[Air-L] Fw: [cpsj-l] CPS for journals and books - Paranormal Culture
Denise N. Rall
denrall at yahoo.com
Wed Feb 8 17:34:21 PST 2012
Note the following call for chapters:
2. The Internet and digital paranormal cultures (paranormal sites and their users)
Dr Denise N. Rall, Research Assistant, School of Health & Human Sciences
Exhibit opens 25 February: "The Bride as Banquet" The Channon Gallery, The Channon, NSW
Denise N. Rall, Mobile +(61)(0)438 233344 Fax +(61)(0)2 6624 5380
----- Forwarded Message -----
From: "baden.offord at scu.edu.au" <baden.offord at scu.edu.au>
To: clpc-l at lists.scu.edu.au
Sent: Tuesday, 7 February 2012 2:12 PM
Subject: [cpsj-l] CPS for journals and books
Following the Sussex Centre for Cultural Studies conference of 2010 'Paranormal Cultures', Olu Jenzen and I are editing a large reference work of new research on the paranormal: the Ashgate Research Companion to Paranormal Cultures.
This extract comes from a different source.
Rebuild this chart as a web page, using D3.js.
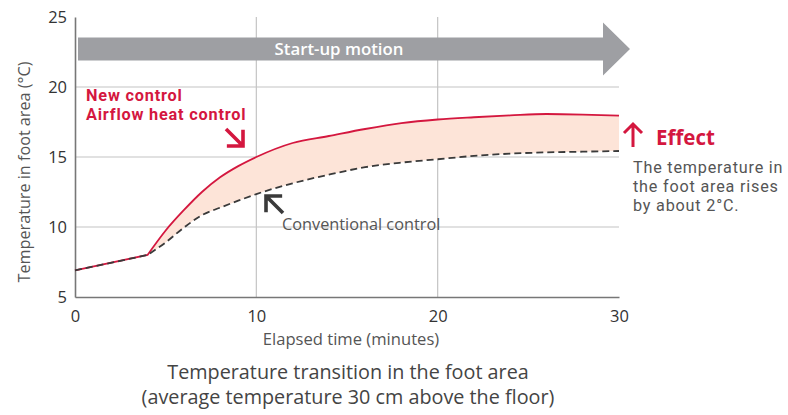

The book will have around 30 chapters written by scholars from the UK, USA and Europe, with many illustrations. It focuses specifically on contemporary and popular manifestations of the paranormal, rather than the Spiritualism of the Victorian era, or Theosophy, for example, which has been covered elsewhere.
The project is already well established, with many chapters completed or at the editing stage. However, we are looking for contributions of 6,000 words on further material that we would like to include.
Chapters would require a short introduction to the field you are writing in/of the research context, followed by your case study and 2-3 suggested readings to follow up.
The date for submission for these later chapters would be June 1st. However, we would need an abstract sent to us by February 14th please, for us to consider and then to go forward with your idea.
The specific topics or areas that we require further content on are as follows:
1. Hollywood representations of the paranormal (eg. Sixth Sense, The Others, Paranormal Activity etc)
2. The Internet and digital paranormal cultures (paranormal sites and their users)
3. Paranormal tourism (ghost walks, supernatural tours etc)
4. Commodification/commercial paranormal services (the economic dimensions of paranormal 'industries')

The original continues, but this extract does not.